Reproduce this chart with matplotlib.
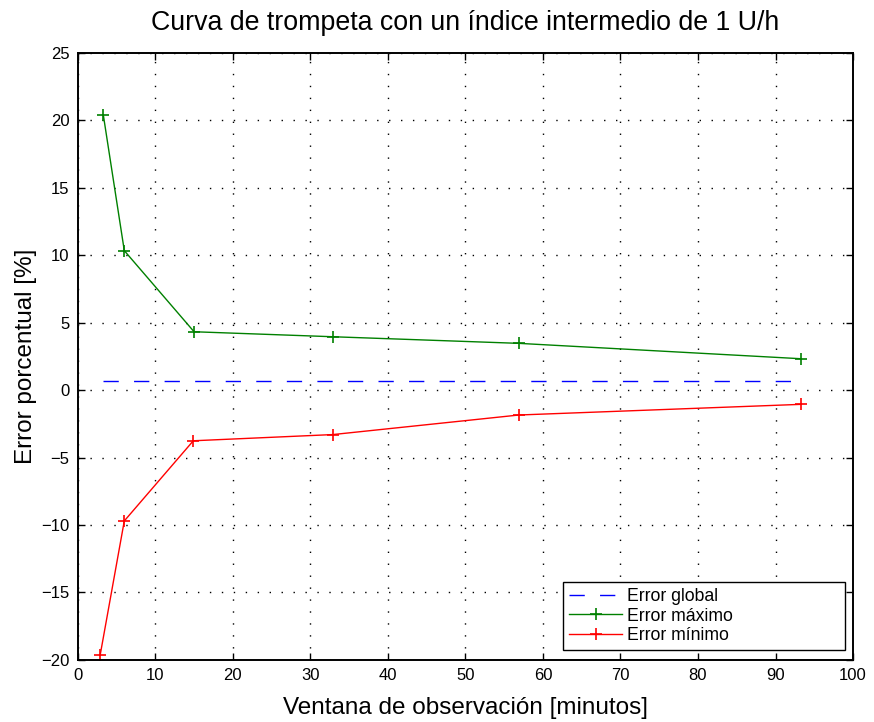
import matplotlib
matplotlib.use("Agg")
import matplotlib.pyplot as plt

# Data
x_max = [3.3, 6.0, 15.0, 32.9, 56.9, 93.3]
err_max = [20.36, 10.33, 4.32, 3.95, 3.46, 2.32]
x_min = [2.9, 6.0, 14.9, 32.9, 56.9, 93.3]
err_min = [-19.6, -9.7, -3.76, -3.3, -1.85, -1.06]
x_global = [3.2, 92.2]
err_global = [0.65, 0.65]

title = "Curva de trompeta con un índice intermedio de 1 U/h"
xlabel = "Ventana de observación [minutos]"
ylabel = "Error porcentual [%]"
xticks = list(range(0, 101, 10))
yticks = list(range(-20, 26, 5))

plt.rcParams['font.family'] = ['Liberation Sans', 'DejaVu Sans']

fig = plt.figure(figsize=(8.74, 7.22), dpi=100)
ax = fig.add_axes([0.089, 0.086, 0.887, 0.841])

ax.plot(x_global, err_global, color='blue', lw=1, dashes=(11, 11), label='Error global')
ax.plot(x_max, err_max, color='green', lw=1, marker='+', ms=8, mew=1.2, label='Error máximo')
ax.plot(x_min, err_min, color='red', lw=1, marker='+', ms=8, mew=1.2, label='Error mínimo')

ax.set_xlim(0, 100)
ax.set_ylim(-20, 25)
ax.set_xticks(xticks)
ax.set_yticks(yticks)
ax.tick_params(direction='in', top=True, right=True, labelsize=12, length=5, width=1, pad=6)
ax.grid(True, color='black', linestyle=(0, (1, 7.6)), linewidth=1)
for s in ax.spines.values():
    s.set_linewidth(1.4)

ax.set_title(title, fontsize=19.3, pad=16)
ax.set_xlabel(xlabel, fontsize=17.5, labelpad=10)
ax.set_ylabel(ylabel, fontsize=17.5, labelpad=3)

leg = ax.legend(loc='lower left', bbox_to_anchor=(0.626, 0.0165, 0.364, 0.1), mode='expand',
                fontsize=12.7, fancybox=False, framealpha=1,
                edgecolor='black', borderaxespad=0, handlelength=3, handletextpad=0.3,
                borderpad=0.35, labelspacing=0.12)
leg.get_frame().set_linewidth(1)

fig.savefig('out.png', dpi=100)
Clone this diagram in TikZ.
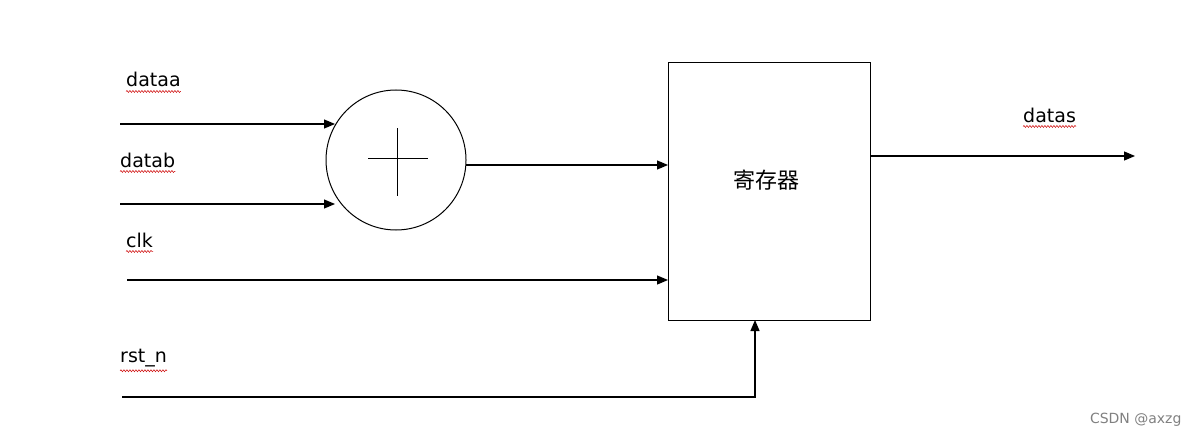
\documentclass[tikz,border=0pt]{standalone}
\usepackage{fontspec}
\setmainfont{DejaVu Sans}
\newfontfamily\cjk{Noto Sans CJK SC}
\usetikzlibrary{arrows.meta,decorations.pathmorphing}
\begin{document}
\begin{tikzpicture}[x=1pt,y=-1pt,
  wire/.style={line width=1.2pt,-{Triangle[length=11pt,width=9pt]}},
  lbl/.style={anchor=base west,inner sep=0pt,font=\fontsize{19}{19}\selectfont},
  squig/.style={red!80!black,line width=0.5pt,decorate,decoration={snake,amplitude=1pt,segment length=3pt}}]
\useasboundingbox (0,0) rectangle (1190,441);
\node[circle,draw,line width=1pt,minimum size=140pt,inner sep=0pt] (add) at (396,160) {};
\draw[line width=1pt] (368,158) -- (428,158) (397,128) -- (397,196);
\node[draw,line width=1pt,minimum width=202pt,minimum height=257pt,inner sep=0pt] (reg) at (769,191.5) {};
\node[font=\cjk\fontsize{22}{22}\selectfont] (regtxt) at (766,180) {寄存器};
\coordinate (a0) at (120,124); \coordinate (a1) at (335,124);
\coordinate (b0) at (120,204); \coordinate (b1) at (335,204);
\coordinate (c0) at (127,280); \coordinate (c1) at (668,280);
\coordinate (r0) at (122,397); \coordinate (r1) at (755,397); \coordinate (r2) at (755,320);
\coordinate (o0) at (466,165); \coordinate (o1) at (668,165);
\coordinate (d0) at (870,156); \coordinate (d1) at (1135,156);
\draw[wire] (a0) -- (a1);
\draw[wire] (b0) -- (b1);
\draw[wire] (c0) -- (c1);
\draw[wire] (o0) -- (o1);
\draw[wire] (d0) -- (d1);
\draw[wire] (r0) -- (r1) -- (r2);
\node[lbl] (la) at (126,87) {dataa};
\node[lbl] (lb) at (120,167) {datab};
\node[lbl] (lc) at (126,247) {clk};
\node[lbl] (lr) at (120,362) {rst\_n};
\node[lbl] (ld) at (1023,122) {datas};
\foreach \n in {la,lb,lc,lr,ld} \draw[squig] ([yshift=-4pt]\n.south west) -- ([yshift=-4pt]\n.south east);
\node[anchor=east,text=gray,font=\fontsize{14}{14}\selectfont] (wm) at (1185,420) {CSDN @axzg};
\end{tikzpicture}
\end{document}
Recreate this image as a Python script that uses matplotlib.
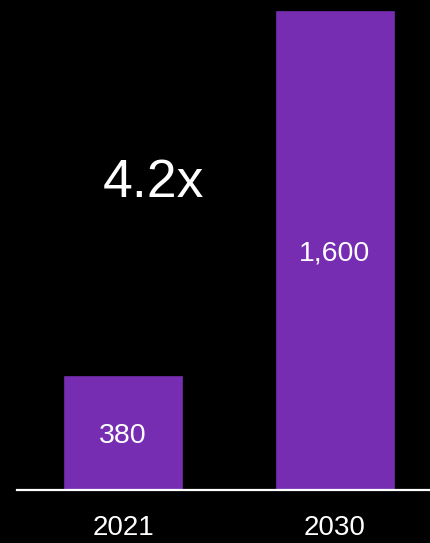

------------------------------

• [Instruction] Every record above should come back exactly, but without its pictures.

• [Problem solution]
Reproduce this chart with matplotlib.
import matplotlib
matplotlib.use("Agg")
import matplotlib.pyplot as plt

# Data
x_max = [3.3, 6.0, 15.0, 32.9, 56.9, 93.3]
err_max = [20.36, 10.33, 4.32, 3.95, 3.46, 2.32]
x_min = [2.9, 6.0, 14.9, 32.9, 56.9, 93.3]
err_min = [-19.6, -9.7, -3.76, -3.3, -1.85, -1.06]
x_global = [3.2, 92.2]
err_global = [0.65, 0.65]

title = "Curva de trompeta con un índice intermedio de 1 U/h"
xlabel = "Ventana de observación [minutos]"
ylabel = "Error porcentual [%]"
xticks = list(range(0, 101, 10))
yticks = list(range(-20, 26, 5))

plt.rcParams['font.family'] = ['Liberation Sans', 'DejaVu Sans']

fig = plt.figure(figsize=(8.74, 7.22), dpi=100)
ax = fig.add_axes([0.089, 0.086, 0.887, 0.841])

ax.plot(x_global, err_global, color='blue', lw=1, dashes=(11, 11), label='Error global')
ax.plot(x_max, err_max, color='green', lw=1, marker='+', ms=8, mew=1.2, label='Error máximo')
ax.plot(x_min, err_min, color='red', lw=1, marker='+', ms=8, mew=1.2, label='Error mínimo')

ax.set_xlim(0, 100)
ax.set_ylim(-20, 25)
ax.set_xticks(xticks)
ax.set_yticks(yticks)
ax.tick_params(direction='in', top=True, right=True, labelsize=12, length=5, width=1, pad=6)
ax.grid(True, color='black', linestyle=(0, (1, 7.6)), linewidth=1)
for s in ax.spines.values():
    s.set_linewidth(1.4)

ax.set_title(title, fontsize=19.3, pad=16)
ax.set_xlabel(xlabel, fontsize=17.5, labelpad=10)
ax.set_ylabel(ylabel, fontsize=17.5, labelpad=3)

leg = ax.legend(loc='lower left', bbox_to_anchor=(0.626, 0.0165, 0.364, 0.1), mode='expand',
                fontsize=12.7, fancybox=False, framealpha=1,
                edgecolor='black', borderaxespad=0, handlelength=3, handletextpad=0.3,
                borderpad=0.35, labelspacing=0.12)
leg.get_frame().set_linewidth(1)

fig.savefig('out.png', dpi=100)
Clone this diagram in TikZ.
\documentclass[tikz,border=0pt]{standalone}
\usepackage{fontspec}
\setmainfont{DejaVu Sans}
\newfontfamily\cjk{Noto Sans CJK SC}
\usetikzlibrary{arrows.meta,decorations.pathmorphing}
\begin{document}
\begin{tikzpicture}[x=1pt,y=-1pt,
  wire/.style={line width=1.2pt,-{Triangle[length=11pt,width=9pt]}},
  lbl/.style={anchor=base west,inner sep=0pt,font=\fontsize{19}{19}\selectfont},
  squig/.style={red!80!black,line width=0.5pt,decorate,decoration={snake,amplitude=1pt,segment length=3pt}}]
\useasboundingbox (0,0) rectangle (1190,441);
\node[circle,draw,line width=1pt,minimum size=140pt,inner sep=0pt] (add) at (396,160) {};
\draw[line width=1pt] (368,158) -- (428,158) (397,128) -- (397,196);
\node[draw,line width=1pt,minimum width=202pt,minimum height=257pt,inner sep=0pt] (reg) at (769,191.5) {};
\node[font=\cjk\fontsize{22}{22}\selectfont] (regtxt) at (766,180) {寄存器};
\coordinate (a0) at (120,124); \coordinate (a1) at (335,124);
\coordinate (b0) at (120,204); \coordinate (b1) at (335,204);
\coordinate (c0) at (127,280); \coordinate (c1) at (668,280);
\coordinate (r0) at (122,397); \coordinate (r1) at (755,397); \coordinate (r2) at (755,320);
\coordinate (o0) at (466,165); \coordinate (o1) at (668,165);
\coordinate (d0) at (870,156); \coordinate (d1) at (1135,156);
\draw[wire] (a0) -- (a1);
\draw[wire] (b0) -- (b1);
\draw[wire] (c0) -- (c1);
\draw[wire] (o0) -- (o1);
\draw[wire] (d0) -- (d1);
\draw[wire] (r0) -- (r1) -- (r2);
\node[lbl] (la) at (126,87) {dataa};
\node[lbl] (lb) at (120,167) {datab};
\node[lbl] (lc) at (126,247) {clk};
\node[lbl] (lr) at (120,362) {rst\_n};
\node[lbl] (ld) at (1023,122) {datas};
\foreach \n in {la,lb,lc,lr,ld} \draw[squig] ([yshift=-4pt]\n.south west) -- ([yshift=-4pt]\n.south east);
\node[anchor=east,text=gray,font=\fontsize{14}{14}\selectfont] (wm) at (1185,420) {CSDN @axzg};
\end{tikzpicture}
\end{document}
Recreate this image as a Python script that uses matplotlib.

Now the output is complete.